An environmentally acceptable, natural compound, caffeine has great potential as an alternative to today's snail- and slug-killing chemicals. That's according to Robert G. Hollingsworth, a research biologist with the agency's U.S. Pacific Basin Agricultural Research Center in Hilo, Hawaii.
Hollingsworth conducted caffeine studies in collaboration with research entomologist John W. Armstrong at the Hilo Center and Earl Campbell of the U.S. Fish and Wildlife Service, Honolulu.

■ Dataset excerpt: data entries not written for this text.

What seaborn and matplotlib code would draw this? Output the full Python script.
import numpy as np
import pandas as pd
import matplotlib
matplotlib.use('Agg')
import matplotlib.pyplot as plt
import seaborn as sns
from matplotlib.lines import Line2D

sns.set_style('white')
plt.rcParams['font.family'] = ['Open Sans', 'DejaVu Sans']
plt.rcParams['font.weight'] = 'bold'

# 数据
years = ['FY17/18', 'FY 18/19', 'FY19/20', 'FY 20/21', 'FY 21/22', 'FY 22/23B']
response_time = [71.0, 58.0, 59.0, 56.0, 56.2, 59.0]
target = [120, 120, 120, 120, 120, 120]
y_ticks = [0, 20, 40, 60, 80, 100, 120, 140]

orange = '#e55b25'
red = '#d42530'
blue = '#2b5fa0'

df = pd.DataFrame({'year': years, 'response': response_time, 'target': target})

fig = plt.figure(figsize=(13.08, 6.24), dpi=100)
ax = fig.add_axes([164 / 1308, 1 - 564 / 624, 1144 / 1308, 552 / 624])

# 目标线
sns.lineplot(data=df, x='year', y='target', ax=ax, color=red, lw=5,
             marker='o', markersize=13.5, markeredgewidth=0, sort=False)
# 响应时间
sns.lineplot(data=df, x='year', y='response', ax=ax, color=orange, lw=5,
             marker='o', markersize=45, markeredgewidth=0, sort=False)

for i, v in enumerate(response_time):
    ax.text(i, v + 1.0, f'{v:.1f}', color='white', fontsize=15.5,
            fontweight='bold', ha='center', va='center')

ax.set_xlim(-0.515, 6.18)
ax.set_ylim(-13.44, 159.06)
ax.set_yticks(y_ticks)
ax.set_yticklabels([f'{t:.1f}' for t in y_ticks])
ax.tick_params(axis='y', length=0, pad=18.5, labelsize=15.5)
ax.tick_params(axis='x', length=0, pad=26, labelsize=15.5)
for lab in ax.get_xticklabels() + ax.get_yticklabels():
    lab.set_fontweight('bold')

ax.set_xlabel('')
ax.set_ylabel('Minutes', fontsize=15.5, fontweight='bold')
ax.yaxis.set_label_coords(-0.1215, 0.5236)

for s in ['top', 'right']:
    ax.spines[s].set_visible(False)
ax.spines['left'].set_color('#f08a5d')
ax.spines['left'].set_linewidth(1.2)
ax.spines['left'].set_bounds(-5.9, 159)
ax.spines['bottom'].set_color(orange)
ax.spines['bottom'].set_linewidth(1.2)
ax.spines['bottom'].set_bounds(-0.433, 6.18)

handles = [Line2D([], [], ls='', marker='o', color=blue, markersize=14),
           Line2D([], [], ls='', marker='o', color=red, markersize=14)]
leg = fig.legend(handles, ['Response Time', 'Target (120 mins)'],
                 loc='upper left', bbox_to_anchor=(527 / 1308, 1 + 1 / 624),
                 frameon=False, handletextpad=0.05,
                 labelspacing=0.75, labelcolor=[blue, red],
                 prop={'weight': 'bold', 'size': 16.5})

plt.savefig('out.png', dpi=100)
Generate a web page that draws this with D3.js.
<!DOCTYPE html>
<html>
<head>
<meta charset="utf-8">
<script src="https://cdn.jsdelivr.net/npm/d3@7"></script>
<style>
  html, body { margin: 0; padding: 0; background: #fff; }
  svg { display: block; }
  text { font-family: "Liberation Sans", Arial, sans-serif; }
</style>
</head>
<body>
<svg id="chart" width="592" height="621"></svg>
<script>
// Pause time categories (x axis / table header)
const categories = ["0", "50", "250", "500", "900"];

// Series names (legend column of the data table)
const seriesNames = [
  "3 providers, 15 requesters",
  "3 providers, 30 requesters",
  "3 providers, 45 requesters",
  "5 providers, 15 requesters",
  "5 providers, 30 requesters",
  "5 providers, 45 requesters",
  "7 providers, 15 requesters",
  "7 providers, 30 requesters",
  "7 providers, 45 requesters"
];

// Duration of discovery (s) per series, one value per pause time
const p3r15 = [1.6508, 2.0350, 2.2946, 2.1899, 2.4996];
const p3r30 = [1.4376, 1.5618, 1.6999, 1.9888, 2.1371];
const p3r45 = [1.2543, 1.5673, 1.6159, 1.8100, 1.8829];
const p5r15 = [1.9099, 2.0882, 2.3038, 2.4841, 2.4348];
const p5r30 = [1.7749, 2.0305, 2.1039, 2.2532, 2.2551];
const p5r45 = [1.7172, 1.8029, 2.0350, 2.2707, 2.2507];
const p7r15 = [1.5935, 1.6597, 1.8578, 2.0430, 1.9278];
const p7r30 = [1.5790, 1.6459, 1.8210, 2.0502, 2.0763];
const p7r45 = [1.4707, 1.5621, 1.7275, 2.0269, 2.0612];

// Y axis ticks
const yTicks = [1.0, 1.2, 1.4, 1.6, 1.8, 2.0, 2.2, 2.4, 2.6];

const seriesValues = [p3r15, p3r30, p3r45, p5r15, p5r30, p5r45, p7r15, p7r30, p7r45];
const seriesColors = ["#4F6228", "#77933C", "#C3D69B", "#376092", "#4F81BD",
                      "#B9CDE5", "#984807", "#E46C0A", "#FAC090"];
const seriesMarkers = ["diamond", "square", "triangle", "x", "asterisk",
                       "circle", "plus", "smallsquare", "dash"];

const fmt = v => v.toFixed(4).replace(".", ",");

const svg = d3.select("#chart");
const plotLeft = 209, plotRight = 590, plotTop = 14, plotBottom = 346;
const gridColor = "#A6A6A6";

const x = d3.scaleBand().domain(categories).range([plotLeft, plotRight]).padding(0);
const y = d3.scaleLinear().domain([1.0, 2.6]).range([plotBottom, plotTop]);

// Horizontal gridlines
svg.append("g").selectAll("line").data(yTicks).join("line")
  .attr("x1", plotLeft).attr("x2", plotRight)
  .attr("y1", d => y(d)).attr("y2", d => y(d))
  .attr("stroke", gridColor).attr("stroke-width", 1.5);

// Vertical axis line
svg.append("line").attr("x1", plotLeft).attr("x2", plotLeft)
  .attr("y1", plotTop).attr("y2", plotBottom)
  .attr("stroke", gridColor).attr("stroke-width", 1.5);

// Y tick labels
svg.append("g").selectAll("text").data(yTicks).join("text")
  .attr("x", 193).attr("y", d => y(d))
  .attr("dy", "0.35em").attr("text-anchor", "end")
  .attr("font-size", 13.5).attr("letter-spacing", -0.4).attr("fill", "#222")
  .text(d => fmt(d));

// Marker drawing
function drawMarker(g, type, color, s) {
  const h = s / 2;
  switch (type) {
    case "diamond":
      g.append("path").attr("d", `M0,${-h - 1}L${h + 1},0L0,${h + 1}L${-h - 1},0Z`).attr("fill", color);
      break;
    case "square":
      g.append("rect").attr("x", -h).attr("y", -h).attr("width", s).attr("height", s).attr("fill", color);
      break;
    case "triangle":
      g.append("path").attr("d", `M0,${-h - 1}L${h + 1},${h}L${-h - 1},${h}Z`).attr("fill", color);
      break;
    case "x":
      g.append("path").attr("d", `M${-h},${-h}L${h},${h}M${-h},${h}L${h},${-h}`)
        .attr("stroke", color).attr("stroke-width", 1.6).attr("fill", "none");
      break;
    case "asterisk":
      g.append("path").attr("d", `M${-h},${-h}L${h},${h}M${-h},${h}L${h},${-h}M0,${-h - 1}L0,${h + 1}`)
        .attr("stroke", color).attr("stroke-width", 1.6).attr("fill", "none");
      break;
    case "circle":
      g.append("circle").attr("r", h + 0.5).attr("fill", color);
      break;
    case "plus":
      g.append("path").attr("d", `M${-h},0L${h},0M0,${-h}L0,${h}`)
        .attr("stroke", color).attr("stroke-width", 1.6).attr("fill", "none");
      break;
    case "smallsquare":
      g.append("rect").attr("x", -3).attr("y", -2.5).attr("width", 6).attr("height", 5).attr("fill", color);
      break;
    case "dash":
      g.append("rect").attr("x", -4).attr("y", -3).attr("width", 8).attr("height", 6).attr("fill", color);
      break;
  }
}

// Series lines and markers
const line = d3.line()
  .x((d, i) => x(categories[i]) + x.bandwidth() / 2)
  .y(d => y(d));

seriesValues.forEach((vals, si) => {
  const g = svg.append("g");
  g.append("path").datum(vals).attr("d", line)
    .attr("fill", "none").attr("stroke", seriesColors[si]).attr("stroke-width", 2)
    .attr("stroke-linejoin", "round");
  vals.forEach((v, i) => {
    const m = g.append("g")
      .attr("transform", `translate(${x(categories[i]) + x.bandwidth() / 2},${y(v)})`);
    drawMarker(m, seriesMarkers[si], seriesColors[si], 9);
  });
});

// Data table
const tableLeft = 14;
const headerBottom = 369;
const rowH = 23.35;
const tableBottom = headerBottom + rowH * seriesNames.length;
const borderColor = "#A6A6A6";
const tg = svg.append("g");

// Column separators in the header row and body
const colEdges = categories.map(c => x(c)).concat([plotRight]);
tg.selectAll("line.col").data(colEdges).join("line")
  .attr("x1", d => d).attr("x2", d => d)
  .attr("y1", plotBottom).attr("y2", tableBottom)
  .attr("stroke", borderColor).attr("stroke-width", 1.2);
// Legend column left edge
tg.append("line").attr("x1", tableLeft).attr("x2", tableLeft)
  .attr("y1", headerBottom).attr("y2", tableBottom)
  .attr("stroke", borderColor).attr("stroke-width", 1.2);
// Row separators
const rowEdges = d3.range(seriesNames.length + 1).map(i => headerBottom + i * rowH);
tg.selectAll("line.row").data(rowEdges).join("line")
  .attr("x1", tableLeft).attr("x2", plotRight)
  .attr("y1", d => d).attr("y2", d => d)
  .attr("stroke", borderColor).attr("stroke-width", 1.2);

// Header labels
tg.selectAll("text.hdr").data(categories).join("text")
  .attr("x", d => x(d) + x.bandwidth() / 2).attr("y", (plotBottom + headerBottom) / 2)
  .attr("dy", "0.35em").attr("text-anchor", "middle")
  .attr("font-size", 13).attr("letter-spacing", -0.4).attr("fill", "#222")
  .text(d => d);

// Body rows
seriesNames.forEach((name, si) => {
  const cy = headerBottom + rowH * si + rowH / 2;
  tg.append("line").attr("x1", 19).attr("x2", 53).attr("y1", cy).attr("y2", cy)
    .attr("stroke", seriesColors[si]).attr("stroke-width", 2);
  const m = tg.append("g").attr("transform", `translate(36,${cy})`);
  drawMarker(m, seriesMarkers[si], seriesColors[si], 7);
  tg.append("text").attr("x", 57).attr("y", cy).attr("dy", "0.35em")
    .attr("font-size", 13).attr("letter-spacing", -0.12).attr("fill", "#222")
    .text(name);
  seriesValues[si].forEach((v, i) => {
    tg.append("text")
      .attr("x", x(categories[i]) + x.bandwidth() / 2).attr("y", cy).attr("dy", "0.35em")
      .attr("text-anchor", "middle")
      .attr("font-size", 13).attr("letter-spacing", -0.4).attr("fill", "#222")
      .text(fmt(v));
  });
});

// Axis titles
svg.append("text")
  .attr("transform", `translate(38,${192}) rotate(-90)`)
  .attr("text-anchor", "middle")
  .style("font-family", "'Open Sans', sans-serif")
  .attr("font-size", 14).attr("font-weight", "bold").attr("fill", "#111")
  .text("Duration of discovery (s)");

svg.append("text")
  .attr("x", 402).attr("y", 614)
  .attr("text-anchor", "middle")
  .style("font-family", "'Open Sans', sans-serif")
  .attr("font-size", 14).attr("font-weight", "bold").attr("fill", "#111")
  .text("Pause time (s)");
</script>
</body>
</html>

The idea of using caffeine to quell pests isn't new. But Hollingsworth and colleagues apparently are the first to report its prowess in clobbering pesky molluscs such as Hawaii's orchid snail, Zonitoides arboreus. The tiny snail is a common and costly pest to growers of Hawaii's colorful and exotic tropical orchids. These orchid farms are world renowned for the quality, quantity and variety of the flowers that they produce.
In preliminary experiments at his research greenhouse in Hilo, Hollingsworth applied a 2 percent solution of caffeine in water as a spray to the coconut husk-chips material in which orchids are grown. This growth medium, called coir, was infested with the tiny snails. The scientists found that the caffeine spray killed up to 95 percent of the snails.
In another experiment, the researchers showed that growth medium treated with the 2 percent caffeine solution had only 5 snails, when checked 30 days after the spray was applied. That's in contrast to the 35 snails that they found in growth medium that had been treated with a standard dose of metaldehyde, a common molluscicide.
Future investigations will provide further details about the ability of caffeine sprays to protect floral crops from marauding molluscs. Caffeine, a naturally occurring compound in coffee and chocolate, for example, is ranked "generally recognized as safe" by the Federal government.
ARS is the U.S. Department of Agriculture's chief research agency.